Sociologist Fabio Rojas at Indiana University at Bloomington writes:

As a frequent reader of your blog, I was quite interested to read your postmodernism entry. I agree fully with your assessment. I am a sociologist and post-modernism plays a fairly small role in contemporary sociology. I teach a wide range of courses, from intro soc to graduate level courses in social organization, and I have only once taught post-modern theory. If you read the major journals, post-modernism is completely absent as a topic, or in citations, except when post-modernists address specific empirical topics. For example, research on prisons might cite Foucault.
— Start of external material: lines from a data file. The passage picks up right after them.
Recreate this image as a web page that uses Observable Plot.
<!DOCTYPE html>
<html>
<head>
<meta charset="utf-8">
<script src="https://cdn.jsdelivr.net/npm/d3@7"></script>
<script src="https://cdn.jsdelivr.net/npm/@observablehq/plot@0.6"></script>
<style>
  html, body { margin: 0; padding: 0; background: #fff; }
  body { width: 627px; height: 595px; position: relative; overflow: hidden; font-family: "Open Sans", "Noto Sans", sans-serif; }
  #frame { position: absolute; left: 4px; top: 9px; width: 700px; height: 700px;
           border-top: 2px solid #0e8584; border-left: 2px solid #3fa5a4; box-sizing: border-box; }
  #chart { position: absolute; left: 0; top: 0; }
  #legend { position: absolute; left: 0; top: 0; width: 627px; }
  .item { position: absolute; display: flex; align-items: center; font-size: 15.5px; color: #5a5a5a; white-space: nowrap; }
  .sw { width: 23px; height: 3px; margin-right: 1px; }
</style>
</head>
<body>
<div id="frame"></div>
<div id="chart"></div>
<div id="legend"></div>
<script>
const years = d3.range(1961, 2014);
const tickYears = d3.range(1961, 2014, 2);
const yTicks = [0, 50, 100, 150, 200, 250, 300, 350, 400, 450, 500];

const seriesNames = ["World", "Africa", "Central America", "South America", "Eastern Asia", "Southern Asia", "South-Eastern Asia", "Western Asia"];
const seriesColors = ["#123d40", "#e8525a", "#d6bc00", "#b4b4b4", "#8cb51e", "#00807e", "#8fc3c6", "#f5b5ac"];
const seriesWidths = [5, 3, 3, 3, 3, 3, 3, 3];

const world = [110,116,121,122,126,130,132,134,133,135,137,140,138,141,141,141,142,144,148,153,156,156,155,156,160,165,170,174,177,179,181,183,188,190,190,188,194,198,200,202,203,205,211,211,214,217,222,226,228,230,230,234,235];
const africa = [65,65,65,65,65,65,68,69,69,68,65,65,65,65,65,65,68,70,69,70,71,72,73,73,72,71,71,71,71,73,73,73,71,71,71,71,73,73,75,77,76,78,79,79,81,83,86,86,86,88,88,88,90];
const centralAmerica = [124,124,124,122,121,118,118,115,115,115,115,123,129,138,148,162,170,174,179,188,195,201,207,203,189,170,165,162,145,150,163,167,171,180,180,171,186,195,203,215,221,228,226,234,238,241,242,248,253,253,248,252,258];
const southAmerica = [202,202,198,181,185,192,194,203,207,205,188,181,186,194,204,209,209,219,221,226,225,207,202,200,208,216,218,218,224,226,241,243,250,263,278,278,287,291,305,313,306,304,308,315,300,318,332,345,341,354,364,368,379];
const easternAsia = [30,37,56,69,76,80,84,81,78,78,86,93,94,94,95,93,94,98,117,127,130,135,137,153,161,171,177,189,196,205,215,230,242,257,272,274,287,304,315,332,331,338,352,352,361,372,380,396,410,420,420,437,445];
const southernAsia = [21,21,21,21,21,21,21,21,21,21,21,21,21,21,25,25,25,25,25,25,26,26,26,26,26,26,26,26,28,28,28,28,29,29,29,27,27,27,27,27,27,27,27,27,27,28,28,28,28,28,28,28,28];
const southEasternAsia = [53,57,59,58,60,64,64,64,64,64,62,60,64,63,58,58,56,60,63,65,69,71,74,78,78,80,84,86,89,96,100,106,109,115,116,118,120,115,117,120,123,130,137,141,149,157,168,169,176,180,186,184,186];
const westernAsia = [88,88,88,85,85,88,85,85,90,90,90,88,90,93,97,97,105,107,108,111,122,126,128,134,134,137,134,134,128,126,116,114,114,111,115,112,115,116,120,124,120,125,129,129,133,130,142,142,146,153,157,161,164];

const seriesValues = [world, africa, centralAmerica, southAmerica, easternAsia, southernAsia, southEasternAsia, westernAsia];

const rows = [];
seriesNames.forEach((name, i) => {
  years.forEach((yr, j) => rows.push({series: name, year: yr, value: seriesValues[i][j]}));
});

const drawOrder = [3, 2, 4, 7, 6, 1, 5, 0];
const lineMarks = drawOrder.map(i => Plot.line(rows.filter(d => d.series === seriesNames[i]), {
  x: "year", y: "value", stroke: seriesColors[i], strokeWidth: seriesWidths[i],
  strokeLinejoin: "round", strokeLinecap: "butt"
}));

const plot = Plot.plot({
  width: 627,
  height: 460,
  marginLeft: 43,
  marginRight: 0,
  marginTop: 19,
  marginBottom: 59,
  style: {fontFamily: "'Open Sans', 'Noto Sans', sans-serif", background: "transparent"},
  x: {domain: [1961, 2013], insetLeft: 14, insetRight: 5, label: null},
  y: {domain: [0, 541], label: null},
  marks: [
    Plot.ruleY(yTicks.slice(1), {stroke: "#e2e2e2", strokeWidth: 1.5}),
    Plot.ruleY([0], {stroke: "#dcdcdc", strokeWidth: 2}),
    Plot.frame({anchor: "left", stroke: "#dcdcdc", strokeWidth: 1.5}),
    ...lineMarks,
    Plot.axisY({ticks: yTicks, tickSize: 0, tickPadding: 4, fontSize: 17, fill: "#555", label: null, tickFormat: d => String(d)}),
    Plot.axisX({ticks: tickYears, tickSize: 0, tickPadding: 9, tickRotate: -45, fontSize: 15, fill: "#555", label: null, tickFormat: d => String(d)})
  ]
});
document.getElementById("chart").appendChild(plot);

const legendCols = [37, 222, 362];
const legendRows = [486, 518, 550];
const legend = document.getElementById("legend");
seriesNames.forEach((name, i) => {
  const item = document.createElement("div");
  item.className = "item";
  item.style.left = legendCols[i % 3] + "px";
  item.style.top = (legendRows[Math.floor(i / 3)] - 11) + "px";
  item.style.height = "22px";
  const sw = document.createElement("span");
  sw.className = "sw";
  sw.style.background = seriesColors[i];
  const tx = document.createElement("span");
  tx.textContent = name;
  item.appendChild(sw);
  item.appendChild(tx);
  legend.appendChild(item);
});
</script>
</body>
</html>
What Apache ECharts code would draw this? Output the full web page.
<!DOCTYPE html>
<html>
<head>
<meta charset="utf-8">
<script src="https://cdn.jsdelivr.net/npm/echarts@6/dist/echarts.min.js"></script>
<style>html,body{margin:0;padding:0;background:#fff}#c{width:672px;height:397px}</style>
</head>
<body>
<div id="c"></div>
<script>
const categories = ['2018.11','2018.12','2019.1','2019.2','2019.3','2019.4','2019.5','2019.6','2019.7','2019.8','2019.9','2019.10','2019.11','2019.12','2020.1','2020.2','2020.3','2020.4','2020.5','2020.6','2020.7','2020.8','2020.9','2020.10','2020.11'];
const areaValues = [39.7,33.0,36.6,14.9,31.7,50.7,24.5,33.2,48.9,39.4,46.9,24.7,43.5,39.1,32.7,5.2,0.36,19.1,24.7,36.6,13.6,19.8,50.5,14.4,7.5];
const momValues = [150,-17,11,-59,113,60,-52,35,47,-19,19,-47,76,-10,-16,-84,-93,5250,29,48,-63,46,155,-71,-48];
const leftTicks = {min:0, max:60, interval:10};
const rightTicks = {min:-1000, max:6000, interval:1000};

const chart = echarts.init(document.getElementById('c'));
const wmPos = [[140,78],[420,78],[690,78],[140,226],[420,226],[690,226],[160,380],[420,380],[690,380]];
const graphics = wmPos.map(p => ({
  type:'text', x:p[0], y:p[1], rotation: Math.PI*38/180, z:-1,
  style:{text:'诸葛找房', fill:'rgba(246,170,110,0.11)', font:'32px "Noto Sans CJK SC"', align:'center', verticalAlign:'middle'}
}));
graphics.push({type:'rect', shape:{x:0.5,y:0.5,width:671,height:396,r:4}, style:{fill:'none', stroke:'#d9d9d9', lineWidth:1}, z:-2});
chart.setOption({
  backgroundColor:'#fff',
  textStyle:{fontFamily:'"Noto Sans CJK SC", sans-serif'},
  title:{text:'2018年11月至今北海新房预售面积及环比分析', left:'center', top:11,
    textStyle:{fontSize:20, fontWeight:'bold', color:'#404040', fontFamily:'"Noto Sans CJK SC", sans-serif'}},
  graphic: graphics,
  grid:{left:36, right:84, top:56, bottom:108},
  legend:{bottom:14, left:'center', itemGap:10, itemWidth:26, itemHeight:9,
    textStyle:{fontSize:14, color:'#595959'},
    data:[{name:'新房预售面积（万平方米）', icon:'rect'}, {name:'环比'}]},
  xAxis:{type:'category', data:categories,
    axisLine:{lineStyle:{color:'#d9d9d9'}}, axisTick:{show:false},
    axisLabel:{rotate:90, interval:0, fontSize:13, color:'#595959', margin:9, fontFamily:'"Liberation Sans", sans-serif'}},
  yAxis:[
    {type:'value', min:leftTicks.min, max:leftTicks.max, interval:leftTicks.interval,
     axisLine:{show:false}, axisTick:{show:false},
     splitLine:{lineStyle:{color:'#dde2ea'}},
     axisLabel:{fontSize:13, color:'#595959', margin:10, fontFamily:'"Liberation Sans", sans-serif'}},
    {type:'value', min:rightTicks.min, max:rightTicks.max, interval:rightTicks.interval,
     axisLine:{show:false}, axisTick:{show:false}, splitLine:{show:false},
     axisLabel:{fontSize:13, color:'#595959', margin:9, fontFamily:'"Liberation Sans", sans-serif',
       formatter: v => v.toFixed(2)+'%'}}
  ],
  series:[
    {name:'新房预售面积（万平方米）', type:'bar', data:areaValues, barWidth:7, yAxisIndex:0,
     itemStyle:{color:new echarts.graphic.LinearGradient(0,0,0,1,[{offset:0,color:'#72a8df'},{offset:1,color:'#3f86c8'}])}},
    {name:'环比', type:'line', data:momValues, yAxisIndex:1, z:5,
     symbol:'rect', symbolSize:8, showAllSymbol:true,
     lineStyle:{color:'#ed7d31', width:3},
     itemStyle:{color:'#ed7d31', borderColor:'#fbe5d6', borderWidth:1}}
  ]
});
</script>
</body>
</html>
As you noted, only the self-labeled “theoretical” journals will publish articles on deconstruction, Foucault, Lyotard and other post-modern topics.

There is one important subtlety that most people get wrong. People often mistakenly label “difficult French or German writers” as “post-modern.” If we stick to your definition, post-modernism as a specific sort of skepticism, then a lot of difficult European social theorists are the opposite of post-modern. Bourdieu comes to mind. He believes there is an objective social reality and he also believes he has a concrete theory of how social reality works. Not skeptical at all. In fact, a number of empirically minded sociologists have tried to statistically test a number of predictions associated with Bourdieu’s theory.   But when lazy journalists talk about post-modernism in the universities, he, and others, are mistakenly labeled as post-modern.